About

May Farhat

Associate Professor of Practice

Ph. D. Islamic Architectural History, Harvard University, USA
M.A. Islamic Art and Architecture, University of Victoria, BC, Canada
B.A. Arab-Islamic History, American University of Beirut, Lebanon

May Farhat is a historian of Islamic art and architecture with a focus on the early modern period.  She completed her Ph.D. in History and Architecture at Harvard University.  Her research interests cover the architectural history of the Middle East, with a focus on Safavid Iran and the late Ottoman visual culture in Bilad al-Sham.
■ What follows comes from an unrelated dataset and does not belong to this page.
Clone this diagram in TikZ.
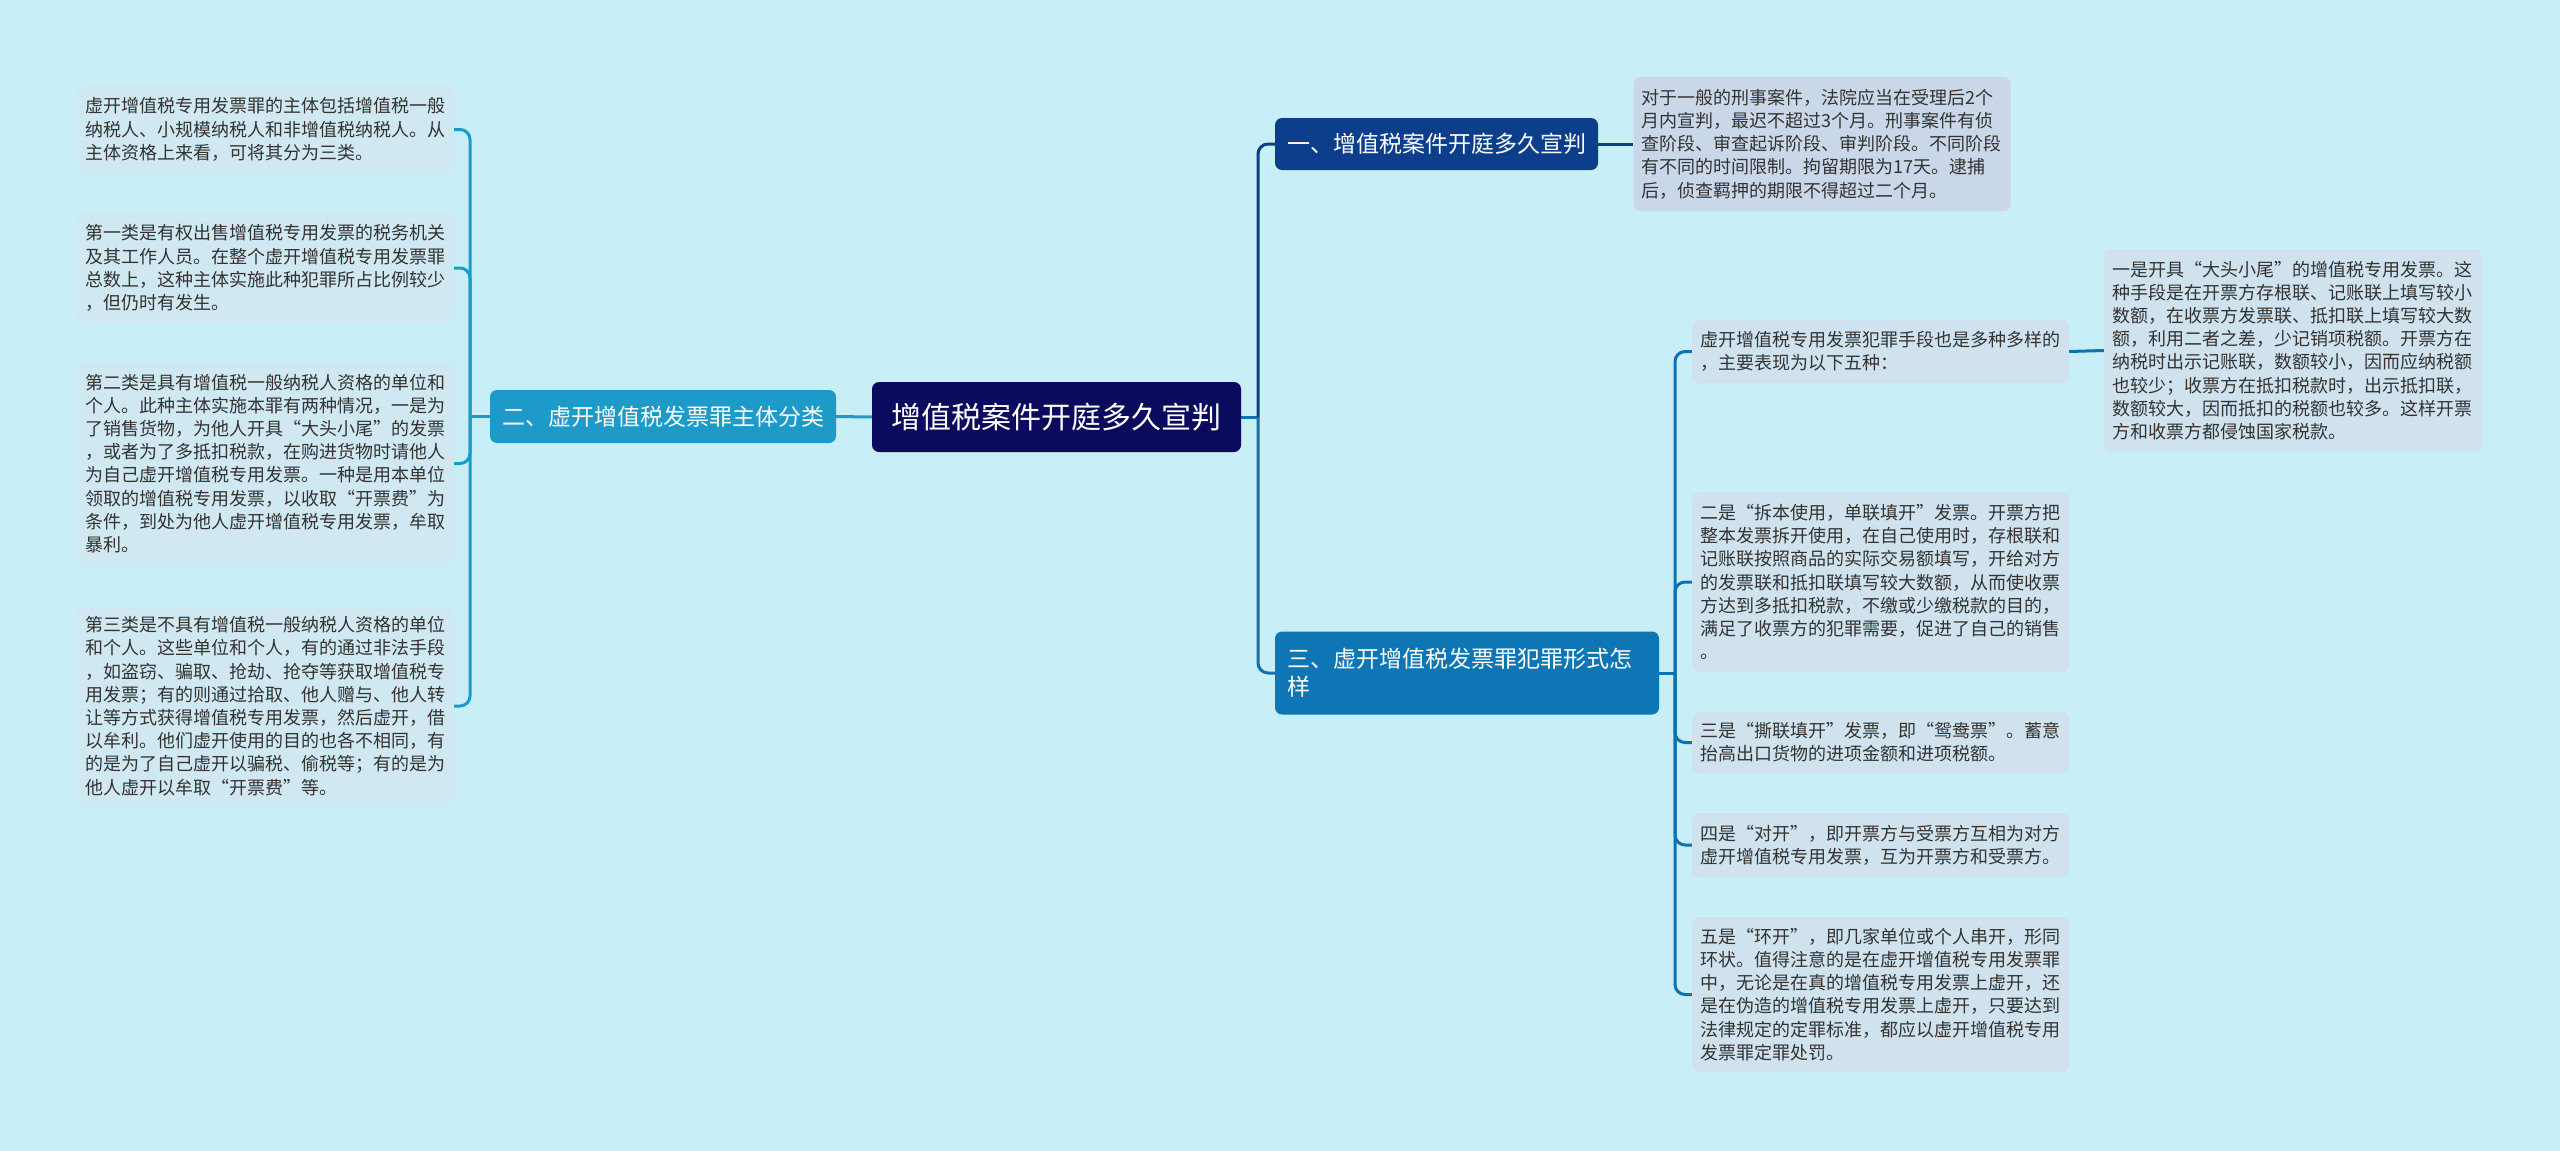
\documentclass[tikz,border=0pt]{standalone}
\usepackage{fontspec}
\setmainfont{Noto Sans CJK SC}
\definecolor{bgc}{HTML}{C8EEF7}
\definecolor{rootc}{HTML}{0A0B5C}
\definecolor{bonec}{HTML}{0C3E8B}
\definecolor{btwoc}{HTML}{1E9AC8}
\definecolor{bthreec}{HTML}{0F76B6}
\definecolor{leafc}{HTML}{D0E8F1}
\definecolor{leafgc}{HTML}{CAD7E8}
\definecolor{leafrc}{HTML}{CFE2EE}
\definecolor{txtc}{HTML}{333333}
\definecolor{lthreec}{HTML}{1170AE}
\tikzset{
  leafbox/.style={fill=leafc, rounded corners=7pt, align=left, text width=361pt,
    inner xsep=8pt, inner ysep=0pt, text=txtc, font=\fontsize{18}{23.2}\selectfont},
  mainbox/.style={rounded corners=7pt, text=white, inner sep=0pt},
  conn/.style={line width=3pt},
}
\begin{document}
\begin{tikzpicture}[x=1pt,y=-1pt]
\fill[bgc] (0,0) rectangle (2560,1151);
\useasboundingbox (0,0) rectangle (2560,1151);

% root and branches
\node[mainbox, fill=rootc, minimum width=369pt, minimum height=70pt,
  font=\fontsize{30}{36}\selectfont] (C) at (1056.5,417) {增值税案件开庭多久宣判};
\node[mainbox, fill=bonec, minimum width=323pt, minimum height=52pt,
  font=\fontsize{23}{28}\selectfont] (B1) at (1436.5,144) {一、增值税案件开庭多久宣判};
\node[mainbox, fill=btwoc, minimum width=346pt, minimum height=53pt,
  font=\fontsize{23}{28}\selectfont] (B2) at (663,416.5) {二、虚开增值税发票罪主体分类};
\node[mainbox, fill=bthreec, minimum width=384pt, minimum height=83pt, align=left,
  text width=360pt, font=\fontsize{23}{28}\selectfont] (B3) at (1467,673)
  {三、虚开增值税发票罪犯罪形式怎\\样};

% leaf of branch 1
\node[leafbox, fill=leafgc, minimum height=134pt] (T1) at (1822,144)
{对于一般的刑事案件，法院应当在受理后2个\\
月内宣判，最迟不超过3个月。刑事案件有侦\\
查阶段、审查起诉阶段、审判阶段。不同阶段\\
有不同的时间限制。拘留期限为17天。逮捕\\
后，侦查羁押的期限不得超过二个月。};

% leaves of branch 2
\node[leafbox, minimum height=86pt] (L1) at (265.5,129.5)
{虚开增值税专用发票罪的主体包括增值税一般\\
纳税人、小规模纳税人和非增值税纳税人。从\\
主体资格上来看，可将其分为三类。};
\node[leafbox, minimum height=108pt] (L2) at (265.5,268)
{第一类是有权出售增值税专用发票的税务机关\\
及其工作人员。在整个虚开增值税专用发票罪\\
总数上，这种主体实施此种犯罪所占比例较少\\
，但仍时有发生。};
\node[leafbox, minimum height=203pt] (L3) at (265.5,463.5)
{第二类是具有增值税一般纳税人资格的单位和\\
个人。此种主体实施本罪有两种情况，一是为\\
了销售货物，为他人开具“大头小尾”的发票\\
，或者为了多抵扣税款，在购进货物时请他人\\
为自己虚开增值税专用发票。一种是用本单位\\
领取的增值税专用发票，以收取“开票费”为\\
条件，到处为他人虚开增值税专用发票，牟取\\
暴利。};
\node[leafbox, minimum height=198pt] (L4) at (265.5,706)
{第三类是不具有增值税一般纳税人资格的单位\\
和个人。这些单位和个人，有的通过非法手段\\
，如盗窃、骗取、抢劫、抢夺等获取增值税专\\
用发票；有的则通过拾取、他人赠与、他人转\\
让等方式获得增值税专用发票，然后虚开，借\\
以牟利。他们虚开使用的目的也各不相同，有\\
的是为了自己虚开以骗税、偷税等；有的是为\\
他人虚开以牟取“开票费”等。};

% leaves of branch 3
\node[leafbox, fill=leafrc, minimum height=63pt] (R1) at (1880.5,351.5)
{虚开增值税专用发票犯罪手段也是多种多样的\\
，主要表现为以下五种：};
\node[leafbox, fill=leafrc, minimum height=203pt] (R1c) at (2292.5,350.5)
{一是开具“大头小尾”的增值税专用发票。这\\
种手段是在开票方存根联、记账联上填写较小\\
数额，在收票方发票联、抵扣联上填写较大数\\
额，利用二者之差，少记销项税额。开票方在\\
纳税时出示记账联，数额较小，因而应纳税额\\
也较少；收票方在抵扣税款时，出示抵扣联，\\
数额较大，因而抵扣的税额也较多。这样开票\\
方和收票方都侵蚀国家税款。};
\node[leafbox, fill=leafrc, minimum height=180pt] (R2) at (1880.5,582)
{二是“拆本使用，单联填开”发票。开票方把\\
整本发票拆开使用，在自己使用时，存根联和\\
记账联按照商品的实际交易额填写，开给对方\\
的发票联和抵扣联填写较大数额，从而使收票\\
方达到多抵扣税款，不缴或少缴税款的目的，\\
满足了收票方的犯罪需要，促进了自己的销售\\
。};
\node[leafbox, fill=leafrc, minimum height=61pt] (R3) at (1880.5,742.5)
{三是“撕联填开”发票，即“鸳鸯票”。蓄意\\
抬高出口货物的进项金额和进项税额。};
\node[leafbox, fill=leafrc, minimum height=64pt] (R4) at (1880.5,845)
{四是“对开”，即开票方与受票方互相为对方\\
虚开增值税专用发票，互为开票方和受票方。};
\node[leafbox, fill=leafrc, minimum height=155pt] (R5) at (1880.5,994.5)
{五是“环开”，即几家单位或个人串开，形同\\
环状。值得注意的是在虚开增值税专用发票罪\\
中，无论是在真的增值税专用发票上虚开，还\\
是在伪造的增值税专用发票上虚开，只要达到\\
法律规定的定罪标准，都应以虚开增值税专用\\
发票罪定罪处罚。};

% connectors
\coordinate (jC) at (1258,417);
\coordinate (jL) at (470,416.5);
\coordinate (jR) at (1675,673);

\draw[conn, lthreec] (C.east) -- (jC);
\draw[conn, bonec, rounded corners=10pt] (jC) |- (B1.west);
\draw[conn, lthreec, rounded corners=10pt] (jC) |- (B3.west);
\draw[conn, btwoc] (C.west) -- (B2.east);
\draw[conn, bonec] (B1.east) -- (T1.west);

\draw[conn, btwoc] (B2.west) -- (jL);
\foreach \n in {L1,L2,L3,L4}
  \draw[conn, btwoc, rounded corners=10pt] (jL) |- (\n.east);

\draw[conn, lthreec] (B3.east) -- (jR);
\foreach \n in {R1,R2,R3,R4,R5}
  \draw[conn, lthreec, rounded corners=10pt] (jR) |- (\n.west);
\draw[conn, lthreec] (R1.east) -- (R1c.west);
\end{tikzpicture}
\end{document}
She has published many articles including, “Shiʻi Piety and Dynastic Legitimacy: Mashhad under the Early Safavid Shahs,” Journal of the International Society for Iranian Studies 47, 2 (2014); “Urban Morphology and Sacred Space: The Mashhad Shrine during the Pahlavi Period 1925-1980,” for The Friday Mosque in the City: Liminality, Ritual Politics, eds Suzan Yalman and Hilal Ugurlu (Intellects, 2021); “A Mediterraneanist’s Collection: Henri Pharaon’s ‘Treasure House of Arab Art,’” Ars Orientalis 42 (2012); “Beirut’s Great Umari Mosque: History, Memory and Post-War Reconstruction,” for Articles of Faith: Visual Cultures in the Byzantine and Islamic Worlds. Essays in Honor of Erica Cruikshank Dodd, eds. Eva Baboula, Lesley Jessop, and Marcus Milwright (Brill, 2021).